A comment consists of the hash character # and any following text until (not including) the next newline character. The initial # must not be part of a string literal started earlier. Comments are ignored entirely and do not form tokens.

Several word tokens including identifiers and numbers share a token formation rule. Word tokens are formed from the numeric characters ¯∞π0123456789, alphabetic characters _abcdefghijklmnopqrstuvwxyzABCDEFGHIJKLMNOPQRSTUVWXYZ, and the oddball 𝕣. Additionally, . is considered a numeric character if it is followed immediately by a digit (0123456789); otherwise it forms its own token. Any sequence of these characters adjacent to each other forms a single token, along with up to one system dot • immediately before. The combined token is a system literal if it begins with a system dot, a numeric literal if it begins with a numeric character and an identifier if it begins with an alphabetic character.

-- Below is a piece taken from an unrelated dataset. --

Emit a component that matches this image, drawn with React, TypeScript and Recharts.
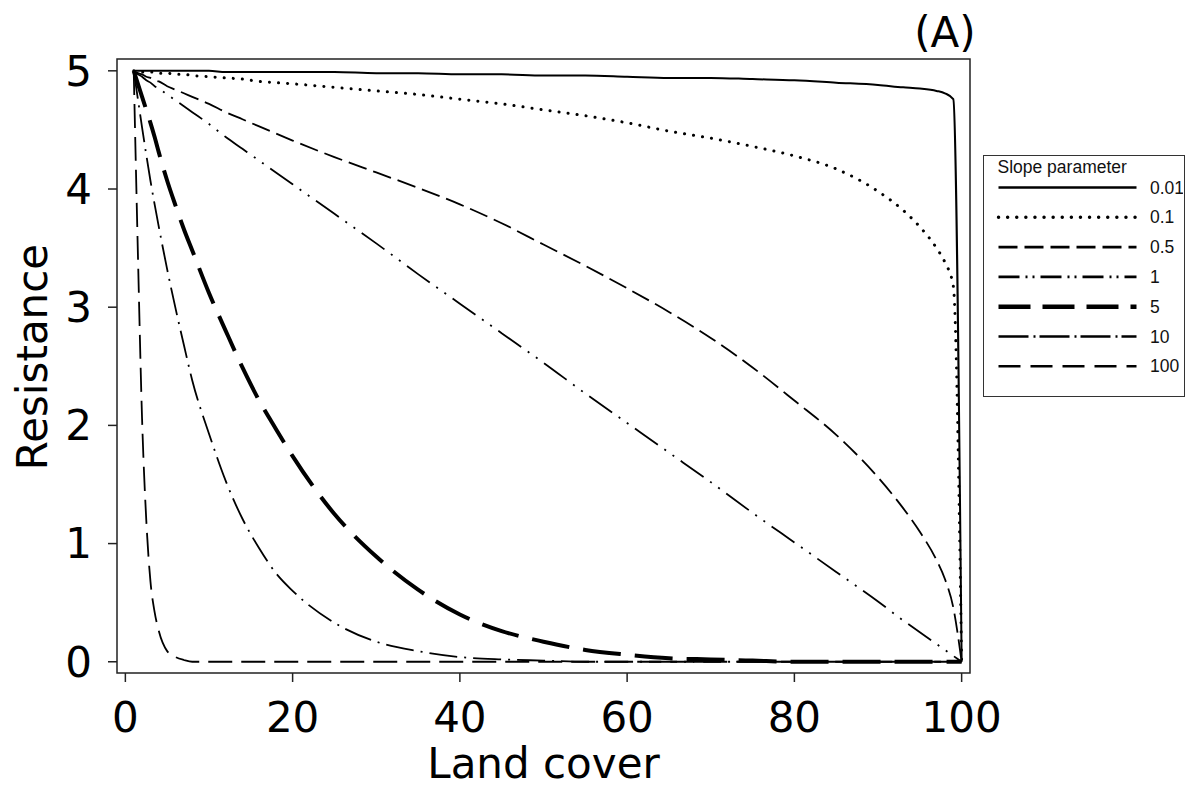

Some additional rules apply to word tokens:

If a token begins with an underscore then its first non-underscore character must be alphabetic: for example, _99 is not a valid token.
Numeric literals must conform to the grammar given in the numeric literal rules.
A system literal token is valid only if its name, excluding the leading •, matches a defined system value, ignoring underscores and letter case as with identifiers.
If any token contains 𝕣 it can only be 𝕣, _𝕣, or _𝕣_, and is considered a special name (as the value taken by this identifier can only be a modifier, the uppercase character ℝ is not allowed).

After the steps to form the multi-character tokens described above, the whitespace characters space and tab are ignored, and do not form tokens. These characters and the newline characters, which do form tokens, are the only whitespace characters allowed.

Otherwise, a single character forms a token. Only the specified set of characters can be used; others result in an error. The classes of characters are given below.

Class	Characters
Null literal	`@`
Primitive Function	`+-×÷⋆√⌊⌈\|¬∧∨<>≠=≤≥≡≢⊣⊢⥊∾≍⋈↑↓↕«»⌽⍉/⍋⍒⊏⊑⊐⊒∊⍷⊔!`
Primitive 1-Modifier	˙˜˘¨⌜⁼´˝`
Primitive 2-Modifier	`∘○⊸⟜⌾⊘◶⎉⚇⍟⎊`
Special name	`𝕨𝕩𝕗𝕘𝕤𝕎𝕏𝔽𝔾𝕊`
Punctuation	`←⇐↩(){}⟨⟩[]‿·⋄,.;:?` and newlines

Syntactic role

Literal, primitive, and identifier tokens are assigned to terminals in the grammar according to their syntactic role. The four possible roles are subject, function, 1-modifier, and 2-modifier.

Numeric literals, character literals including the null literal, and string literals have a subject role.
Primitives have a function, 1-modifier, or 2-modifier role according to their class.
A system literal has the same role it would have if it appeared without the •.
An identifier token may have any role depending on its spelling, as defined below.

The role of an identifier token may depend on its first character, and on whether the last character is an underscore, as shown in the table below. If the identifier starts with a lowercase letter, it has a subject role, and if it starts with an uppercase letter, then it has a function role. If it starts with an underscore, the identifier is a modifier, specifically a 2-modifier if it ends with another underscore and a 1-modifier if not.

First character	Trailing underscore	Role
`abcdefghijklmnopqrstuvwxyz`	Any	Subject
`ABCDEFGHIJKLMNOPQRSTUVWXYZ`	Any	Function
`_`	No	1-modifier
`_`	Yes	2-modifier

The special names 𝕨𝕩𝕗𝕘𝕤𝕣 may be considered to have a subject role, 𝕎𝕏𝔽𝔾𝕊 to have a function role, and _𝕣 and _𝕣_ to have 1-modifier and 2-modifier roles. However, special names are treated individually in the grammar specification rather than being grouped by role.